Page 1 of 1

external xml parser

Posted: Tue Nov 21, 2006 9:37 am
by djoni
Has anybody used XML external parser, not the xalan parser supplied by Datastage?
djoni

Posted: Tue Nov 21, 2006 4:23 pm
by aartlett
Djoni,
I have used the Saxxon parser at two sites succesfully. It is very fast and reliable.

You need Java 1.5 to run it.

If you need the scripts I used to call it I'll post it, but only if you can't figure it out :)

Posted: Tue Nov 21, 2006 5:12 pm
by djoni
Thanks Andrew.
Can Saxxon handle large files, like 2GB?
djoni
aartlett wrote:Djoni,
I have used the Saxxon parser at two sites succesfully. It is very fast and reliable.

You need Java 1.5 to run it.

If you need the scripts I used to call it I'll post it, but only if you can't figure it out :)

Posted: Tue Nov 21, 2006 10:06 pm
by aartlett
djoni wrote: Can Saxxon handle large files, like 2GB?
It's a Java Program so I doubt it. It tends to blow stacks at about 0.5 - 1GB even with ridiculous stack mem sizes.

Why are you getting such hideous files. XML shouldn't be that big.

Posted: Tue Nov 21, 2006 10:36 pm
by chulett
aartlett wrote:Why are you getting such hideous files. XML shouldn't be that big.
I had the same first thought. There's no reason to be delivering files that big... if someone dropped something like that on my doorstep, I'd push back and insist they chunk it up into more digestable pieces. As in smaller pieces.

Heck, we deliver content to Google and they insisted no individual file be greater than 100MB. They would be fine with 2GB of total files, but... not all in one file, for Pete's sake.

Posted: Thu Nov 23, 2006 12:56 pm
by djoni
Well ..., I'm very fortunate to get this highly paid assignment. If my client already managed to break this huge XML files into smaller ones ... they would never come for my help
Thanks anyway for your thoghts
chulett wrote:
aartlett wrote:Why are you getting such hideous files. XML shouldn't be that big.
I had the same first thought. There's no reason to be delivering files that big... if someone dropped something like that on my doorstep, I'd push back and insist they chunk it up into more digestable pieces. As in smaller pieces.

Heck, we deliver content to Google and they insisted no individual file be greater than 100MB. They would be fine with 2GB of total files, but... not all in one file, for Pete's sake.

Posted: Thu Nov 23, 2006 12:58 pm
by djoni
Thanks again Andrew.
Do you happen to know any non-Java XML parser that's scalable?

aartlett wrote:
djoni wrote: Can Saxxon handle large files, like 2GB?
It's a Java Program so I doubt it. It tends to blow stacks at about 0.5 - 1GB even with ridiculous stack mem sizes.

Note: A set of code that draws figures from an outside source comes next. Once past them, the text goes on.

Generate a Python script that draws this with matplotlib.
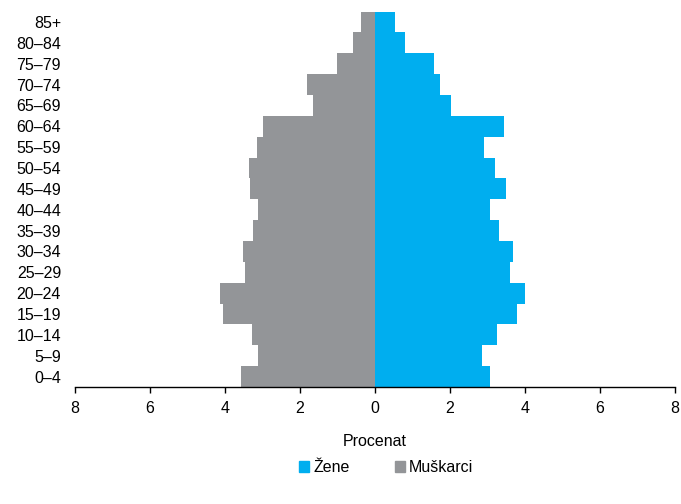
import matplotlib.pyplot as plt
from matplotlib.patches import Patch

plt.rcParams['font.family'] = ['Liberation Sans', 'DejaVu Sans']

# starosne grupe, od najmladje do najstarije
age_groups = ['0–4', '5–9', '10–14', '15–19', '20–24', '25–29', '30–34',
              '35–39', '40–44', '45–49', '50–54', '55–59', '60–64',
              '65–69', '70–74', '75–79', '80–84', '85+']
men = [3.57, 3.11, 3.27, 4.04, 4.12, 3.46, 3.51, 3.26, 3.12, 3.33, 3.37,
       3.14, 2.98, 1.66, 1.80, 1.00, 0.58, 0.36]
women = [3.08, 2.85, 3.26, 3.79, 4.01, 3.60, 3.67, 3.32, 3.06, 3.50, 3.20,
         2.92, 3.43, 2.04, 1.73, 1.57, 0.80, 0.54]
x_ticks = [-8, -6, -4, -2, 0, 2, 4, 6, 8]

blue = '#00AEEF'
gray = '#939598'
fs = 11.5

fig = plt.figure(figsize=(6.81, 5.04), dpi=100)
ax = fig.add_axes([0.110, 0.232, 0.881, 0.745])

pos = range(len(age_groups))
ax.barh(pos, [-v for v in men], height=1.0, color=gray, linewidth=0)
ax.barh(pos, women, height=1.0, color=blue, linewidth=0)

ax.set_xlim(-8, 8)
ax.set_ylim(-0.5, len(age_groups) - 0.5)
ax.set_xticks(x_ticks)
ax.set_xticklabels([str(abs(t)) for t in x_ticks], fontsize=fs)
ax.set_yticks(list(pos))
ax.set_yticklabels(age_groups, fontsize=fs)
ax.tick_params(axis='y', length=0, pad=10)
ax.tick_params(axis='x', length=4, width=1, direction='out', pad=6)

for side in ['top', 'right', 'left']:
    ax.spines[side].set_visible(False)
ax.spines['bottom'].set_linewidth(1)

ax.set_xlabel('Procenat', fontsize=fs, labelpad=13)

handles = [Patch(color=blue, label='Žene'), Patch(color=gray, label='Muškarci')]
fig.legend(handles=handles, loc='center', bbox_to_anchor=(0.567, 0.072),
           ncol=2, frameon=False, fontsize=fs, handlelength=0.6,
           handleheight=0.7, handletextpad=0.25, columnspacing=2.85)

fig.savefig('out.png', dpi=100)
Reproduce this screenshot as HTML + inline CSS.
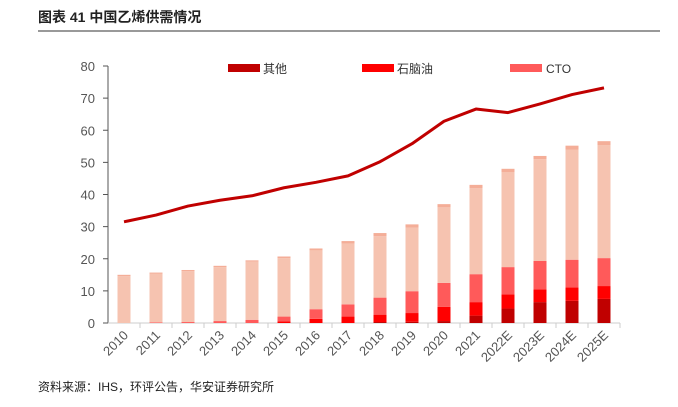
<!DOCTYPE html>
<html><head><meta charset="utf-8"><style>
body{margin:0;background:#fff;font-family:"Liberation Sans","Noto Sans CJK SC",sans-serif}
</style></head><body>
<svg width="678" height="402" xmlns="http://www.w3.org/2000/svg">
<text x="38" y="22" font-size="14" font-weight="bold" fill="#222" font-family="'Liberation Sans','Noto Sans CJK SC',sans-serif">图表 41  中国乙烯供需情况</text>
<line x1="38" y1="31" x2="660" y2="31" stroke="#333" stroke-width="1"/>
<g id="axes"></g><g id="bars"></g><g id="line"></g>
<g>
<rect x="228" y="64" width="32" height="8" fill="#c00000"/>
<text x="263" y="73" font-size="12" fill="#333">其他</text>
<rect x="362" y="64" width="32" height="8" fill="#ff0000"/>
<text x="397" y="73" font-size="12" fill="#333">石脑油</text>
<rect x="510" y="64" width="32" height="8" fill="#ff5a5a"/>
<text x="546" y="73" font-size="12" fill="#333">CTO</text>
</g>
<text x="38" y="391" font-size="12" fill="#222">资料来源：IHS，环评公告，华安证券研究所</text>
</svg>
<script>
const categories=["2010","2011","2012","2013","2014","2015","2016","2017","2018","2019","2020","2021","2022E","2023E","2024E","2025E"];
const other=[0,0,0,0,0,0,0,0,0.3,0.4,0.6,2.3,4.5,6.5,6.9,7.5];
const naphtha=[0,0,0,0,0,0.5,1.3,2.0,2.3,2.7,4.4,4.2,4.4,4.0,4.2,4.0];
const cto=[0,0.2,0.3,0.6,1.0,1.5,3.0,3.8,5.3,6.8,7.5,8.7,8.5,8.8,8.6,8.7];
const steam=[14.6,15.1,15.8,16.8,18.1,18.2,18.3,18.9,19.1,19.8,23.5,26.8,29.6,31.7,34.3,35.2];
const topSeg=[0.4,0.4,0.4,0.4,0.4,0.5,0.6,0.8,1.0,1.0,1.0,1.0,1.0,1.0,1.2,1.2];
const demand=[31.5,33.6,36.4,38.2,39.6,42.1,43.8,45.8,50.2,55.8,62.8,66.6,65.5,68.2,71.1,73.2];
const yTicks=[0,10,20,30,40,50,60,70,80];
const NS="http://www.w3.org/2000/svg";
const x0=108,x1=620,y0=323,y1=66,yMax=80;
const bw=(x1-x0)/categories.length;
const Y=v=>y0-(v/yMax)*(y0-y1);
const X=i=>x0+bw*(i+0.5);
function mk(t,a,p){const e=document.createElementNS(NS,t);for(const k in a)e.setAttribute(k,a[k]);p.appendChild(e);return e;}
const ax=document.getElementById('axes'),bars=document.getElementById('bars'),ln=document.getElementById('line');
let e=mk('line',{x1:x0,y1:y0,x2:x0,y2:y1,stroke:'#555'},ax);


e=mk('line',{x1:x0,y1:y0,x2:x1,y2:y0,stroke:'#ccc'},ax);


yTicks.forEach(v=>{
 let t=mk('line',{x1:x0-5,y1:Y(v),x2:x0,y2:Y(v),stroke:'#555'},ax);
 
 
 let l=mk('text',{x:x0-13,y:Y(v)+5,'font-size':13,fill:'#555','text-anchor':'end'},ax);l.textContent=v;
 
 
});
const series=[[other,'#c00000','other'],[naphtha,'#ff0000','naphtha'],[cto,'#ff5a5a','cto'],[steam,'#f6c3b0','steam-cracking'],[topSeg,'#f4ae98','other-top']];
categories.forEach((c,i)=>{
 let t=mk('line',{x1:x0+bw*(i+1),y1:y0,x2:x0+bw*(i+1),y2:y0+5,stroke:'#ccc'},ax);
 
 
 let l=mk('text',{x:X(i)+5,y:y0+13,'font-size':13,fill:'#555','text-anchor':'end',transform:`rotate(-45 ${X(i)+5} ${y0+13})`},ax);l.textContent=c;
 
 
 let acc=0;
 series.forEach(([arr,col,nm])=>{
  const v=arr[i];if(v>0){
   const r=mk('rect',{x:X(i)-6.5,y:Y(acc+v),width:13,height:Y(acc)-Y(acc+v),fill:col},bars);
   
   
  }
  acc+=v;
 });
});
const p=mk('polyline',{points:demand.map((v,i)=>X(i)+','+Y(v)).join(' '),fill:'none',stroke:'#c00000','stroke-width':3,'stroke-linejoin':'round'},ln);


</script>
</body></html>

Why are you getting such hideous files. XML shouldn't be that big.

Posted: Thu Nov 23, 2006 4:02 pm
by aartlett
Djoni,
Can't think of one off the top of my head, some Google research will probably find one though.

The problem with a lot of XML parsers is that they have to store the record in memory until they get to a close off, sort of like recursion. with the whole document being inside 1 tag structure, most will have problems. Saxxon just has the extra limitation of having to have it's stack predefined.

You can go for a Xalan/Xerces solution. This is similar to Data stage but can be done externally. there is a Java and a C version on the Apache web site (or there was a year or so ago). I tried those and they worked well, especially the C version didn't have the memory limitations that the Java version or Saxxon had. My problem was I couldn't get the Unix sysadmins to install the libraries I needed.